TASK PROMPT:
Without the pictures, print the lines running from the beginning of the material to the line containing "const at = (m: number)", both ends included.

** Start **

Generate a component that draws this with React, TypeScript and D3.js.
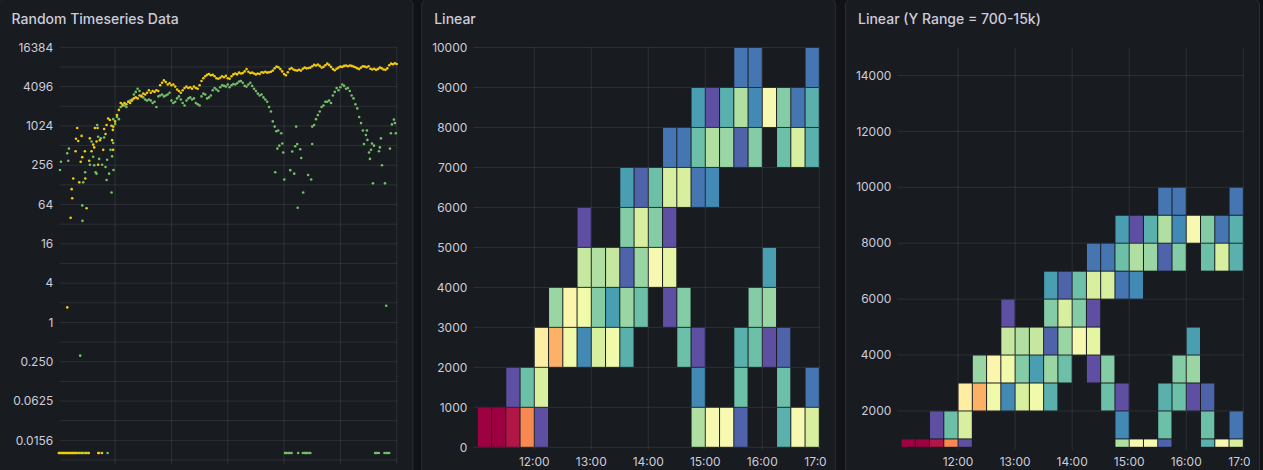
import * as d3 from 'd3';

const START = new Date(2024, 0, 1, 11, 0);
const END = new Date(2024, 0, 1, 17, 0);
const at = (m: number) => new Date(START.getTime() + m * 60000);

// ---- panel 1: random timeseries (log2 scale) ----
const LINE_STEP = 2;
const yellowLineStart = 58;
const yellowLine = [
  1000, 1200, 1500, 1800, 2300, 2100, 2300, 2200, 2400, 2300,
  2500, 2700, 2800, 2700, 3000, 2900, 3200, 3100, 3300, 3600,
  3300, 3500, 3400, 3600, 3500, 4300, 4700, 5100, 4800, 4400,
  4600, 4300, 4400, 4100, 3700, 3500, 3300, 3600, 3900, 4100,
  3900, 4000, 3800, 4100, 3900, 3800, 4300, 5000, 5500, 5900,
  6200, 6400, 6100, 6200, 5900, 5500, 5400, 5600, 5900, 5700,
  6000, 5500, 5400, 5900, 6300, 6500, 6300, 6700, 6500, 6600,
  7000, 7600, 6900, 6600, 6700, 6500, 6300, 6500, 6400, 6800,
  6700, 6900, 6700, 6800, 6900, 7200, 7800, 8300, 8100, 7600,
  7000, 6400, 6100, 6800, 7600, 7900, 7500, 7300, 7200, 7400,
  7200, 7700, 8000, 7800, 7900, 8000, 8400, 8800, 8600, 8900,
  8500, 8000, 8200, 8700, 9200, 8800, 8200, 7600, 7300, 7700,
  8000, 8300, 8200, 8500, 8600, 8400, 8600, 8500, 8300, 8100,
  7800, 7600, 8000, 8400, 8300, 8100, 8400, 7700, 7500, 7700,
  7400, 7600, 8000, 7800, 7500, 7400, 7800, 8700, 9200, 9000,
  9300, 9100,
];
const yellowScatter: [number, number][] = [
  [9, 1.7], [12.6, 40], [13.7, 110], [14.3, 80], [15.4, 160], [17.9, 420], [18.3, 650],
  [19.6, 950], [20.7, 600], [21.8, 140], [23.3, 290], [24.3, 720], [25, 340], [27.8, 420],
  [28.2, 160], [29.6, 56], [32.4, 300], [33.1, 660], [34.9, 420], [36.6, 530], [37.7, 480],
  [38.4, 950], [40.2, 590], [41.3, 950], [41.9, 260], [43.8, 620], [47.3, 440], [48.3, 920],
  [49.8, 770], [50.9, 1060], [52.6, 1330], [54.4, 1260], [56.2, 1030], [56.8, 620],
  [57.9, 440], [57.6, 890],
];
const greenLineStart = 58;
const greenLine = [
  1300, 1100, 1400, 1300, 2000, 2200, 2100, 2000, 2400, 2500,
  2600, 3100, 3400, 3800, 3500, 3000, 2800, 2600, 2500, 2600,
  2500, 2300, 2400, 2000, 2900, 3000, 3100, 2900, 3000, 3100,
  3300, 2500, 2300, 2400, 2700, 2900, 2600, 2300, 2100, 2500,
  2700, 2800, 2600, 2700, 2300, 2200, 2100, 2900, 3200, 3100,
  2700, 2800, 3000, 3600, 3900, 3700, 3500, 4000, 4300, 4200,
  4100, 4400, 4000, 4300, 4500, 4400, 4600, 4900, 5000, 4700,
  4200, 4100, 4400, 4700, 4200, 3800, 3500, 3200, 3000, 3100,
  2800, 2600, 2400, 2000, 1700, 1200, 1000,
];
const greenHumpStart = 270;
const greenHump = [
  1000, 1060, 1300, 1500, 1700, 2000, 2100, 2400, 2400, 2500,
  2300, 3000, 3400, 3900, 3600, 4000, 4400, 4200, 3800, 3900,
  3500, 3000, 2700, 2200, 1900, 1400, 1130, 870,
];
const greenScatter: [number, number][] = [
  [1.3, 216], [2.3, 290], [9, 390], [10.1, 300], [10.8, 460], [22.8, 0.31], [25, 62],
  [25.2, 36], [26, 140], [28.1, 200], [33.1, 260], [34.9, 590], [36.6, 345], [37.7, 256],
  [39.2, 200], [40.2, 190], [40.9, 1060], [41.9, 700], [43, 320], [44.8, 660], [46.2, 260],
  [48.3, 680], [49.8, 240], [50.9, 152], [51.5, 310], [53.6, 190], [55.1, 440], [56.2, 98],
  [56.8, 350], [57.9, 560], [58.3, 216],
  [230.6, 200], [231.7, 850], [232.8, 460], [233.8, 870], [234.9, 510], [237, 790],
  [238.1, 550], [239.1, 400], [240.2, 155], [246.6, 215], [248.7, 415], [250.8, 190],
  [251.9, 500], [252.9, 1000], [254, 540], [254.5, 57], [257.2, 450], [258.3, 330],
  [260.4, 98], [265.6, 181], [268.9, 155], [270, 540],
  [325.1, 540], [327.2, 745], [328.3, 870], [328.8, 625], [330.5, 400], [331.5, 320],
  [332.6, 440], [333.7, 550], [334.7, 135], [335.8, 510], [341.1, 420], [342.1, 480],
  [343.2, 660], [344.3, 256], [347.5, 135], [348.8, 1.8], [352.8, 460], [353.8, 790],
  [354.9, 1080], [357, 1280], [358.1, 1130], [359.1, 790],
];
// minutes with a zero reading, drawn on the floor of the log axis
const yellowZeros = [0, 1, 2, 3, 4, 5, 6, 7, 8, 9, 10, 11, 12, 13, 14, 15, 16, 17, 19, 22, 25, 29, 32, 42, 43, 46];
const greenZeros = [18, 20, 21, 23, 24, 26, 27, 28, 30, 31, 52, 241, 242, 243, 245, 246, 248, 255,
  260, 262, 263, 264, 265, 267, 268, 337, 338, 339, 341, 347, 349, 350, 352];
const ZERO_FLOOR = 0.01;
const logTickValues = [16384, 4096, 1024, 256, 64, 16, 4, 1, 0.25, 0.0625, 0.015625];
const logTickLabels = ['16384', '4096', '1024', '256', '64', '16', '4', '1', '0.250', '0.0625', '0.0156'];

// ---- panels 2 & 3: heatmap buckets (15 min x 1000) ----
const BUCKET_MIN = 15;
const BUCKET_SIZE = 1000;
const bucketCounts: number[][] = [
  [30, 0, 0, 0, 0, 0, 0, 0, 0, 0],
  [30, 0, 0, 0, 0, 0, 0, 0, 0, 0],
  [29, 1, 0, 0, 0, 0, 0, 0, 0, 0],
  [23, 7, 0, 0, 0, 0, 0, 0, 0, 0],
  [1, 12, 17, 0, 0, 0, 0, 0, 0, 0],
  [0, 0, 21, 9, 0, 0, 0, 0, 0, 0],
  [0, 0, 14, 16, 0, 0, 0, 0, 0, 0],
  [0, 0, 4, 14, 11, 1, 0, 0, 0, 0],
  [0, 0, 12, 8, 10, 0, 0, 0, 0, 0],
  [0, 0, 14, 5, 11, 0, 0, 0, 0, 0],
  [0, 0, 6, 9, 2, 8, 5, 0, 0, 0],
  [0, 0, 0, 7, 9, 12, 2, 0, 0, 0],
  [0, 0, 0, 0, 15, 8, 7, 0, 0, 0],
  [0, 0, 0, 1, 13, 1, 12, 3, 0, 0],
  [0, 0, 7, 8, 0, 0, 12, 3, 0, 0],
  [10, 4, 1, 0, 0, 0, 3, 7, 5, 0],
  [15, 0, 0, 0, 0, 0, 4, 10, 1, 0],
  [15, 0, 0, 0, 0, 0, 0, 9, 6, 0],
  [2, 7, 6, 0, 0, 0, 0, 2, 10, 3],
  [0, 0, 7, 8, 0, 0, 0, 8, 4, 3],
  [0, 0, 1, 9, 5, 0, 0, 0, 15, 0],
  [6, 7, 2, 0, 0, 0, 0, 7, 8, 0],
  [15, 0, 0, 0, 0, 0, 0, 12, 3, 0],
  [12, 3, 0, 0, 0, 0, 0, 6, 6, 3],
];
const linearTicks = [0, 1000, 2000, 3000, 4000, 5000, 6000, 7000, 8000, 9000, 10000];
const rangedTicks = [2000, 4000, 6000, 8000, 10000, 12000, 14000];

const FONT = 'Inter, "Open Sans", sans-serif';
const TEXT = '#ccccdc';
const GRID = 'rgba(240,250,255,0.09)';
const PANEL_BG = '#181b1f';
const PANEL_BORDER = 'rgba(204,204,220,0.12)';
const YELLOW = '#f2cc0c';
const GREEN = '#73bf69';

const hourTicks = d3.timeHours(at(60), at(361));
const fmtHour = d3.timeFormat('%H:%M');
const color = d3.scaleSequential(d3.interpolateSpectral).domain([30, 1]);

function Panel({ x, y, w, h, title }: { x: number; y: number; w: number; h: number; title: string }) {
  return (
    <g>
      <rect x={x} y={y} width={w} height={h} rx={6} fill={PANEL_BG} stroke={PANEL_BORDER} />
      <text x={x + 12.5} y={19} dy="0.35em" fill={TEXT} fontSize={14} fontWeight={500} fontFamily={FONT}>
        {title}
      </text>
    </g>
  );
}

function ScatterPanel() {
  const x = d3.scaleTime().domain([START, END]).range([58.8, 396.7]);
  const y = d3.scaleLog().base(2).domain([2 ** -7, 2 ** 14]).range([460, 47.3]);
  const gridExp = d3.range(-7, 15);
  const pts = (arr: number[], start: number) =>
    arr.map((v, i) => [start + i * LINE_STEP, v] as [number, number]);
  const dot = (c: string) => (d: [number, number], i: number) => (
    <circle key={i} cx={x(at(d[0]))} cy={y(d[1] === 0 ? ZERO_FLOOR : d[1])} r={1.3} fill={c} />
  );
  const green = [
    ...pts(greenLine, greenLineStart),
    ...pts(greenHump, greenHumpStart),
    ...greenScatter,
    ...greenZeros.map((m) => [m, 0] as [number, number]),
  ];
  const yellow = [
    ...pts(yellowLine, yellowLineStart),
    ...yellowScatter,
    ...yellowZeros.map((m) => [m, 0] as [number, number]),
  ];
  return (
    <g>
      <Panel x={-1} y={-1} w={414} h={490} title="Random Timeseries Data" />
      {gridExp.map((e) => (
        <line key={e} x1={59.3} x2={397.3} y1={y(2 ** e)} y2={y(2 ** e)} stroke={GRID} />
      ))}
      {hourTicks.map((t, i) => (
        <line key={i} x1={x(t)} x2={x(t)} y1={47.3} y2={464} stroke={GRID} />
      ))}
      {logTickValues.map((v, i) => (
        <text key={v} x={53.3} y={y(v)} dy="0.35em" textAnchor="end" fill={TEXT} fontSize={12} fontFamily={FONT}>
          {logTickLabels[i]}
        </text>
      ))}
      <g>{green.map(dot(GREEN))}</g>
      <g>{yellow.map(dot(YELLOW))}</g>
    </g>
  );
}

function HeatmapPanel({
  px, title, domain, ticks, gridLeft, xRange, labelX, clipId, clipRight,
}: {
  px: number; title: string; domain: [number, number]; ticks: number[];
  gridLeft: number; xRange: [number, number]; labelX: number; clipId: string; clipRight: number;
}) {
  const x = d3.scaleTime().domain([START, END]).range(xRange);
  const y = d3.scaleLinear().domain(domain).range([447.3, 47.5]).clamp(true);
  const cells: JSX.Element[] = [];
  bucketCounts.forEach((col, ci) => {
    col.forEach((count, ri) => {
      if (!count) return;
      const x0 = x(at(ci * BUCKET_MIN));
      const x1 = x(at((ci + 1) * BUCKET_MIN));
      const y0 = y(ri * BUCKET_SIZE);
      const y1 = y((ri + 1) * BUCKET_SIZE);
      if (y0 - y1 < 1) return;
      cells.push(
        <rect key={`${ci}-${ri}`} x={x0 + 0.5} y={y1 + 0.5} width={x1 - x0 - 1} height={y0 - y1 - 1}
          fill={color(count)} />
      );
    });
  });
  return (
    <g>
      <Panel x={px} y={-1} w={414} h={490} title={title} />
      <clipPath id={clipId}>
        <rect x={px} y={0} width={clipRight - px} height={470} />
      </clipPath>
      {ticks.map((t) => (
        <line key={t} x1={gridLeft} x2={xRange[1] + 0.7} y1={y(t)} y2={y(t)} stroke={GRID} />
      ))}
      {hourTicks.map((t, i) => (
        <line key={i} x1={x(t)} x2={x(t)} y1={47.5} y2={450} stroke={GRID} />
      ))}
      {cells}
      {ticks.map((t) => (
        <text key={t} x={labelX} y={y(t)} dy="0.35em" textAnchor="end" fill={TEXT} fontSize={12} fontFamily={FONT}>
          {t}
        </text>
      ))}
      <g clipPath={`url(#${clipId})`}>
        {hourTicks.map((t, i) => (
          <text key={i} x={x(t)} y={462} dy="0.35em" textAnchor="middle" fill={TEXT} fontSize={12} fontFamily={FONT}>
            {fmtHour(t)}
          </text>
        ))}
      </g>
    </g>
  );
}

export default function App() {
  return (
    <>
      <style>{'body{margin:0;background:#111217;overflow:hidden}'}</style>
      <svg width={1263} height={470} style={{ display: 'block', background: '#111217' }}>
        <ScatterPanel />
        <HeatmapPanel px={421.7} title="Linear" domain={[0, 10000]} ticks={linearTicks}
          gridLeft={473.3} xRange={[477.3, 819.3]} labelX={467.3} clipId="clip2" clipRight={827} />
        <HeatmapPanel px={845.5} title="Linear (Y Range = 700-15k)" domain={[700, 15000]} ticks={rangedTicks}
          gridLeft={897.3} xRange={[901, 1243.3]} labelX={891.3} clipId="clip3" clipRight={1250} />
      </svg>
    </>
  );
}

** End **

FINISHED TASK:
Generate a component that draws this with React, TypeScript and D3.js.
import * as d3 from 'd3';

const START = new Date(2024, 0, 1, 11, 0);
const END = new Date(2024, 0, 1, 17, 0);
const at = (m: number) => new Date(START.getTime() + m * 60000);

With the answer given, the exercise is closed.